Here is a summary of selected questions and answers from the third Waterview Connection field trip audioconferences.

How many people or organisations are involved with this project?

Hi Quentin, it changes all the time but there are about 920 people entering the site every day at the moment, including engineers and sub-contractors. The Waterview Connection Alliance has 7 organisations including NZTA, Fletcher's, Tonkin and Taylor and Beca. Take a look at the experts involved in this field trip to learn more about some of the people working on site and the jobs that they do. From Alain Giauque.

Is there a chance the tunnel could collapse? 

There is always a chance and the biggest risk is when the tunnel is being built. There are lots of procedures and equipment and monitoring to control the excavation process and tunnels are built to withstand large earthquakes. From Alain.

How do the homeowners feel about having a tunnel underneath them. Did you need permission from the homeowners?

Hi Jemma, there are lots of discusssions with the local community. Some houses and land gets purchased off local people, especially if they are close to the tunnel. They have a help line and a team especially set up to liaise with local people. The government does not always need permission from locals to do the work if it is a nationally important project. From Alain.

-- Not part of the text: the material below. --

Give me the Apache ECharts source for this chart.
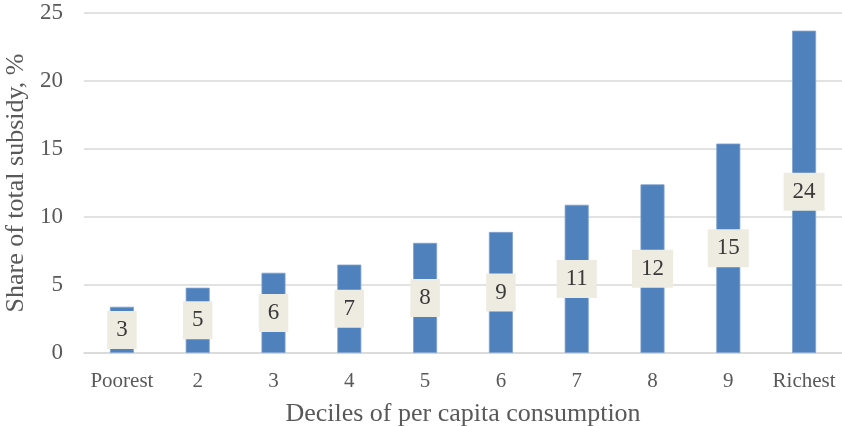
<!DOCTYPE html>
<html>
<head>
<meta charset="utf-8">
<script src="https://cdn.jsdelivr.net/npm/echarts@6/dist/echarts.min.js"></script>
<style>
  html, body { margin: 0; padding: 0; background: #ffffff; }
  #chart { width: 842px; height: 426px; }
</style>
</head>
<body>
<div id="chart"></div>
<script>
// Deciles of per capita consumption and each decile's share of total subsidy (%)
const deciles = ['Poorest', '2', '3', '4', '5', '6', '7', '8', '9', 'Richest'];
const subsidyShare = [3.4, 4.8, 5.9, 6.5, 8.1, 8.9, 10.9, 12.4, 15.4, 23.7];
const yTicks = [0, 5, 10, 15, 20, 25];

const serif = '"Liberation Serif", "Times New Roman", serif';
const chart = echarts.init(document.getElementById('chart'), null, { renderer: 'canvas' });

chart.setOption({
  animation: false,
  backgroundColor: '#ffffff',
  grid: { left: 84, right: 0, top: 13, bottom: 73, containLabel: false, outerBoundsMode: 'none' },
  xAxis: {
    type: 'category',
    data: deciles,
    name: 'Deciles of per capita consumption',
    nameLocation: 'middle',
    nameGap: 48,
    nameTextStyle: { fontFamily: serif, fontSize: 26, color: '#595959' },
    axisLine: { show: true, lineStyle: { color: '#d9d9d9', width: 1.5 } },
    axisTick: { show: false },
    axisLabel: { interval: 0, fontFamily: serif, fontSize: 21, color: '#595959', margin: 18 }
  },
  yAxis: {
    type: 'value',
    min: yTicks[0],
    max: yTicks[yTicks.length - 1],
    interval: 5,
    name: 'Share of total subsidy, %',
    nameLocation: 'middle',
    nameGap: 49,
    nameTextStyle: { fontFamily: serif, fontSize: 26, color: '#595959' },
    axisLine: { show: false },
    axisTick: { show: false },
    axisLabel: { fontFamily: serif, fontSize: 23, color: '#595959', margin: 21 },
    splitLine: { lineStyle: { color: '#d9d9d9', width: 1.5 } }
  },
  series: [{
    type: 'bar',
    data: subsidyShare,
    barWidth: 24,
    itemStyle: { color: '#4f81bd', borderColor: '#7fa2cf', borderWidth: 0.8 },
    label: {
      show: true,
      position: 'inside',
      formatter: p => String(Math.round(p.value)),
      fontFamily: serif,
      fontSize: 23,
      color: '#3a3a3a',
      backgroundColor: '#eeebe1',
      padding: [8, 9, 7, 9]
    }
  }]
});
</script>
</body>
</html>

Have you ever encountered any problems while building the Waterview Connections and if so what were they?

Hi Jessia, there are always problems that must be controlled or mitigated. Large rain storms are the biggest problem in Auckland where pumps cannot keep up. Water seeping in is also a problem. Drainage must be carefully planned and monitored and overflow areas created. From Alain.

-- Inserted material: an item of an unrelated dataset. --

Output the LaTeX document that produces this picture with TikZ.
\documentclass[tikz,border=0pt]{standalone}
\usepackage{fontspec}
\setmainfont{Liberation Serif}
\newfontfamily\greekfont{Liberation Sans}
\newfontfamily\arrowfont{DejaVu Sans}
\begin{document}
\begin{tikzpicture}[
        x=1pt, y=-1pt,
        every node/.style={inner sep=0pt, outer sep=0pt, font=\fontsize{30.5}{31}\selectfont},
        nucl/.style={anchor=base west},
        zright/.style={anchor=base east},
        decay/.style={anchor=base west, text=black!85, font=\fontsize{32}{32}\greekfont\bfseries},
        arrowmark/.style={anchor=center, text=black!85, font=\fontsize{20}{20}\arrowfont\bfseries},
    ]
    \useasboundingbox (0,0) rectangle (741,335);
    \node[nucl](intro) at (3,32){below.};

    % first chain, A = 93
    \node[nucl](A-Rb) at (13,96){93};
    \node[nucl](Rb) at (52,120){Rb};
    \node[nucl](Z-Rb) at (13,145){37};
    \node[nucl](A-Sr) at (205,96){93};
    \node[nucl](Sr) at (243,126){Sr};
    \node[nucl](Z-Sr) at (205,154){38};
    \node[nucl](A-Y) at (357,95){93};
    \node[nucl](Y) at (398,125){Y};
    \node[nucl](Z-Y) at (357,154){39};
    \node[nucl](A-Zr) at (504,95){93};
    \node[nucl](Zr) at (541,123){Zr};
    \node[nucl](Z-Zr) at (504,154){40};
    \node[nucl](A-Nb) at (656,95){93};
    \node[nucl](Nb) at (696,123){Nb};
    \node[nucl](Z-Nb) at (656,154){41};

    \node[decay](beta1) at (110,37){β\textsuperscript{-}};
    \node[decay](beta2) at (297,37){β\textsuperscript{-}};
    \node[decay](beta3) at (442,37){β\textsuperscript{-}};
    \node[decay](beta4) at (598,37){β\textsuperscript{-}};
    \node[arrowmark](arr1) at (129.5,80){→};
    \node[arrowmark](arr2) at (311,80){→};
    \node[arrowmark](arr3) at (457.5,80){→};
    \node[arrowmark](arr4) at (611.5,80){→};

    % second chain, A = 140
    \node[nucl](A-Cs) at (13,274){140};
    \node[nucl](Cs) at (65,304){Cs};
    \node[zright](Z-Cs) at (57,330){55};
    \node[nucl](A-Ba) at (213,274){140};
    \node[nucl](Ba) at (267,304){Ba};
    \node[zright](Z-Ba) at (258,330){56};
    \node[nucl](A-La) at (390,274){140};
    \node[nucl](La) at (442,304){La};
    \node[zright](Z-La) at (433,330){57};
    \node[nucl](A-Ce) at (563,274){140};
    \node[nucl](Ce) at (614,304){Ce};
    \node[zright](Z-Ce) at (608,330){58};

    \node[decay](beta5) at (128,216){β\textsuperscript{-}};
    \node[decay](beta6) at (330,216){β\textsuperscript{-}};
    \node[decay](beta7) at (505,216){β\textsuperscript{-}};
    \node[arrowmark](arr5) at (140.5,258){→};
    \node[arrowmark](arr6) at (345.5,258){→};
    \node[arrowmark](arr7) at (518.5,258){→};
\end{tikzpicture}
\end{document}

How much was the TBM and where did it come from?

Hi Alex, Alice the Tunnel Boring Machine has parts from Germany and China which were then sent to New Zealand. It was bought for $60 million - the whole project will cost $1.5 billion. From Alain.

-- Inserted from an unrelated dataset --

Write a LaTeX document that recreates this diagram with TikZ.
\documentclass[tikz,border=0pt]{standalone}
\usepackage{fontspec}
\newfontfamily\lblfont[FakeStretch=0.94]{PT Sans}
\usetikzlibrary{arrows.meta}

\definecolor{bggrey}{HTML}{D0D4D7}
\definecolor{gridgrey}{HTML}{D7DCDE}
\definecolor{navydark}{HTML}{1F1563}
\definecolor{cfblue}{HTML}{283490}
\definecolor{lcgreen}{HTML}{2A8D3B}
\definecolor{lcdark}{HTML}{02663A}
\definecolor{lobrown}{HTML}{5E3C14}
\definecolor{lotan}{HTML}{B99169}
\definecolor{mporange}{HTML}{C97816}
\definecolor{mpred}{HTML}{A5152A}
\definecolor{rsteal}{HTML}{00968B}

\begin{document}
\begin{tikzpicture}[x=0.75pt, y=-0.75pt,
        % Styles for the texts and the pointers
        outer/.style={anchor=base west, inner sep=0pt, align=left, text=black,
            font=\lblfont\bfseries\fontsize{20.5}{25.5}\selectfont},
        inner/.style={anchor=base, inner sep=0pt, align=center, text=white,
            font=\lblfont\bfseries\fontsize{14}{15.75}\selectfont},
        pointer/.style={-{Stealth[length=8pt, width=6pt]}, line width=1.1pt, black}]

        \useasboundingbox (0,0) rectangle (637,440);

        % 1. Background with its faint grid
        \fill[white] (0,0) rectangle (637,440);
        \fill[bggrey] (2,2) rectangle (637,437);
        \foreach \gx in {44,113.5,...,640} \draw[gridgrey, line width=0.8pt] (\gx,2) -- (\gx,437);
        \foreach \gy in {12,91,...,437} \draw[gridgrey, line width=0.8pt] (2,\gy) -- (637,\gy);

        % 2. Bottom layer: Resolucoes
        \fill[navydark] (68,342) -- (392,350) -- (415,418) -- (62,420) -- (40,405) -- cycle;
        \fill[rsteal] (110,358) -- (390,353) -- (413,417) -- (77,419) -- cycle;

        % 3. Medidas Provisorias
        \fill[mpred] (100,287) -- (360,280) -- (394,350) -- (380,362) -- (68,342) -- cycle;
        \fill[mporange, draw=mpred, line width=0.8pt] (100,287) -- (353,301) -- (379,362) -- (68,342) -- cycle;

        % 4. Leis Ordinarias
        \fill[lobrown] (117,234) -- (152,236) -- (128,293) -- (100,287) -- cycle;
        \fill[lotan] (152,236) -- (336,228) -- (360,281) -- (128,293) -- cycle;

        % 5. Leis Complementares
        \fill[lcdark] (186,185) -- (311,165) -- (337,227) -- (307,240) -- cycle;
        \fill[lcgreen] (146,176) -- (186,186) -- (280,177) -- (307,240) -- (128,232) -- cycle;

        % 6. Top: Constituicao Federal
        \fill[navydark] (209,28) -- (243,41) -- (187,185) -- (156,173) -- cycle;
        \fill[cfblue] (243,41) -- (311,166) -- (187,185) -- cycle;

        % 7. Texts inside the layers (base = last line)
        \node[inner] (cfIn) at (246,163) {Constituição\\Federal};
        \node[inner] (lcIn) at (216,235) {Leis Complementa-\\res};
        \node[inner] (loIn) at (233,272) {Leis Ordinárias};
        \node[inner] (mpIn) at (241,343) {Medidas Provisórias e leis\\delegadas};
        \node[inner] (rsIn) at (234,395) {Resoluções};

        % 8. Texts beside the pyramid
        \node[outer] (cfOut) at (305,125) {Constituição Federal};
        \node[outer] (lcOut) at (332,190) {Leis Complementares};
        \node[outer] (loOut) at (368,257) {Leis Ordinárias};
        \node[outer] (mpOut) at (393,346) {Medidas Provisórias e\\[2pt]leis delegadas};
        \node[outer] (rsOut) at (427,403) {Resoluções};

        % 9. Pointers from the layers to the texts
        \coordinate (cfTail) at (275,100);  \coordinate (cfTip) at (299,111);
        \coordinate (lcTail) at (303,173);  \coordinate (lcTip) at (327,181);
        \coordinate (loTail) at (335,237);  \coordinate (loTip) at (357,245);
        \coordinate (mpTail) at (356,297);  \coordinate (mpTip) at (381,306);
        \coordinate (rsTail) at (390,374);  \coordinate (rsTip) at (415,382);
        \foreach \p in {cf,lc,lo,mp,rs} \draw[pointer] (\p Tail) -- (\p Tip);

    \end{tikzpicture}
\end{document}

When will the Waterview Connection be open for the public and how long did it take to complete? 

Hi Jonty, it is 90% built now but there is lots of testing of safety systems still needed so it should open early in 2017 in February or March. From Ewart Barnsley.

How will the Waterview Connection help people living in the local area?

Hi Eva, it will take a lot of traffic off local roads, it will be safer for kids to walk to school and ride their bikes. Waterview is five kilometres long and links two motorways. There are lots of community assets being built such as shared paths for riding and walking, lots of parks and things like a skate park and BMX park. From Ewart.

How much time will it save people driving through Auckland and how will it do this?

Hi Nola, that is a tricky question to answer. An estimate, depending on the time of day for driving from Auckland Airport to the centre of the city would be a saving of 10-15 minutes. All the travel will be on the motorway so no travel on slow local roads and no waiting at traffic lights or being on congested roads. From Ewart.

What happens if there is an accident in the tunnel?

Hi Jake, there are lots of systems in place to minimise the impact of an accident and keep people safe. At every 150m inside the 2.5km tunnel there is a cross passage (about 17 of them) which link the two tunnels. There is a deluge system that puts water on fires and stops fire and smoke spreading. TV cameras monitor the tunnel and electronic signs inform drivers of any closures or speed limits. There are jet fans used to ventilate the tunnels and under the road there are big drains to deal with a chemical spill.  Trucks carrying dangerous chemicals will not be allowed in the tunnel. From Ewart.

Can you tell us about how you have tried to reduce your impact on the environment while building the roads and tunnels?

Hi Jonty, Oakley Creek had to be diverted. Native eels and skinks were moved and then put back after the creek was diverted. Oakley Creek is bigger and wider with less risk of flooding now and it’s a nice habitat for native species. There has been lots of planting 250,000 trees and shrubs in total. The environment is a key part of the project and we are always monitoring our work to make sure we are not reducing the air and water quality. From Ewart.